Он пристроил посудину на тумбу, забрал компресс и с видом заправской сиделки положил ладонь на лоб, потом потрогал щеки. Я затаилась, пытаясь справиться с мыслью, что этими самыми руками он меня раздевал. К слову, без особых нежностей.

– Жар спал. – Он бросил тряпицу в миску, уселся на табурет и устало потер шею. – Знахарь сказал, что тебе придется здесь побыть пару дней. Как ты себя чувствуешь?

– Очень простуженной, – пошутила я. – Сколько времени?

– Шесть утра.

– Ты здесь всю ночь торчал?

– Сестра милосердия не вызвала доверия. Очень странная женщина! Выдала снадобья, миску и ушла к алхимику в соседней палате.

– Ему, наверное, было хуже, – пробормотала я.

– Нет, он просто громко кричал, а ты была такая тихая. И белая как простыня… – Он вдруг запнулся и устало растер лицо ладонями.

– Спасибо, – проговорила я, не зная, какими словами выразить огромное чувство, теснившееся внутри.

– Не благодари, – усмехнулся он. – Просто напиши за меня эссе по мироустройству.

– Хорошо, – совершенно серьезно согласилась я.

– Ты же не шутишь?

– Нет, – вырвался у меня смешок.

– Когда ты болеешь, становишься такой сговорчивой. – На его губах появилась улыбка, мягкая, теплая, заставляющая сердце трепетать.

– Тебе надо поспать, Илай.

– Подвинешься?

Я невольно натянула одеяло до самого подбородка и чуть не спросила, а не он ли меня раздевал, но вовремя прикусила язык. Если выяснится, что действительно чулки стягивал Форстад, то проще сразу помереть от высокой температуры, тогда не придется подыхать от мучительного стеснения. Красноречивый жест заставил парня фыркнуть:

– Эден, расслабься. Я пошутил. Никто не покушается на твою кроватку.
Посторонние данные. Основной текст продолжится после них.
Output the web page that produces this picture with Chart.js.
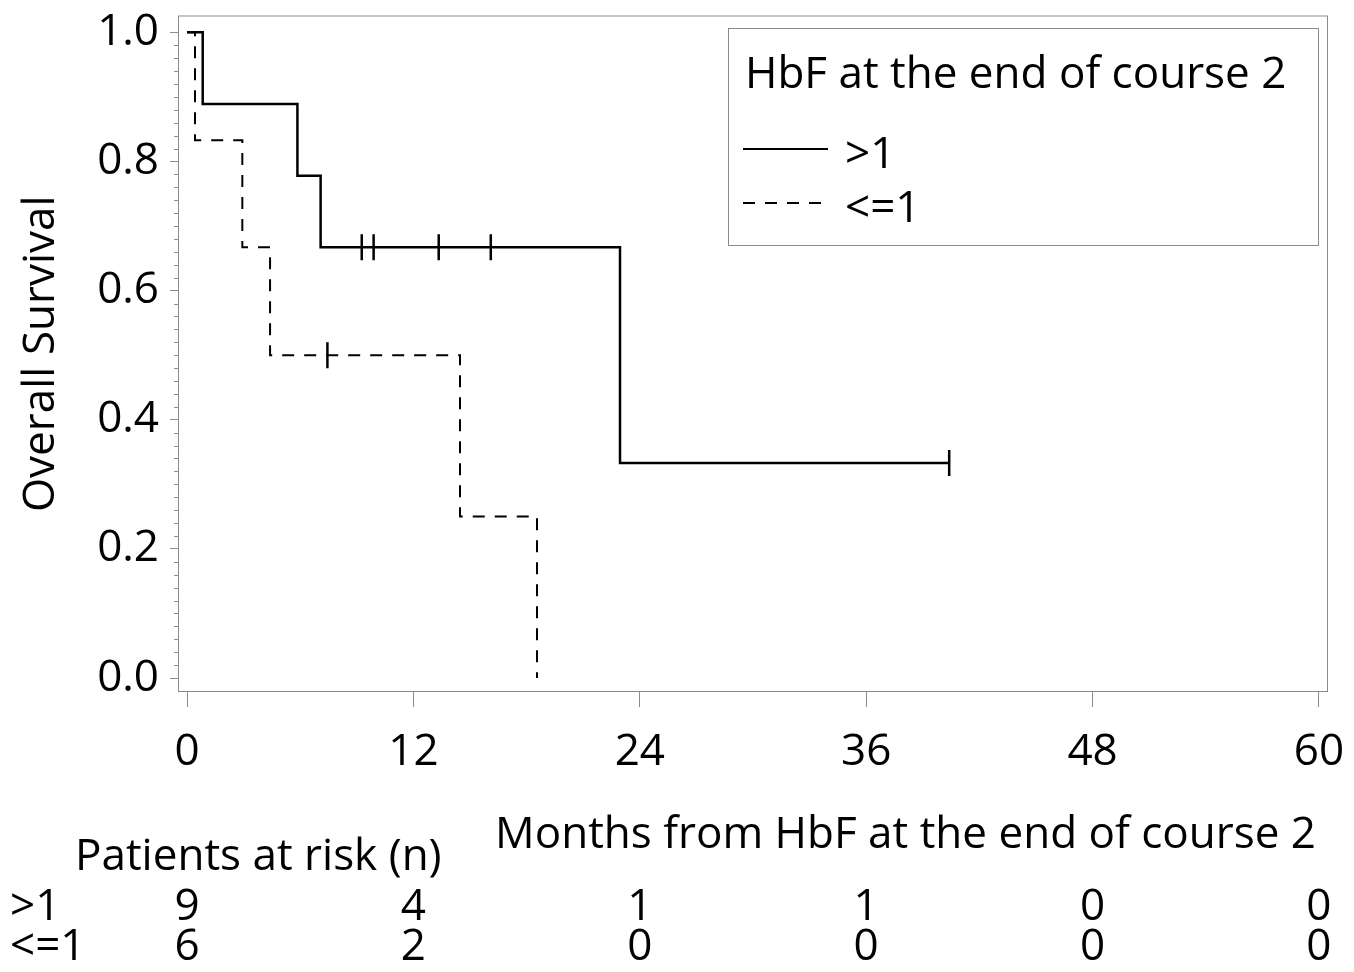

На некоторое время воцарилась тишина. Илай выглядел, мягко говоря, паршиво: кожа была землистого цвета, под глазами залегли тени, завязанный на затылке хвост рассыпался.

– Пожалуй, мне действительно надо подремать пару часов, – вздохнул он и поднялся. – Если вдруг что-нибудь понадобится, сразу кричи. Помощница знахаря прибегает только к громким.

Он помедлил, словно хотел что-то сказать, но все-таки отодвинул полог. Я испугалась: вдруг все это – горячечный бред? Проснусь утром, разбитая, измученная лихорадкой, а сестра милосердия вольет в меня ложку горькой микстуры и покрутит у виска, мол, высокая температура пробуждает воспаленную фантазию.

– Илай!

– Что-нибудь принести? – поспешно оглянулся он.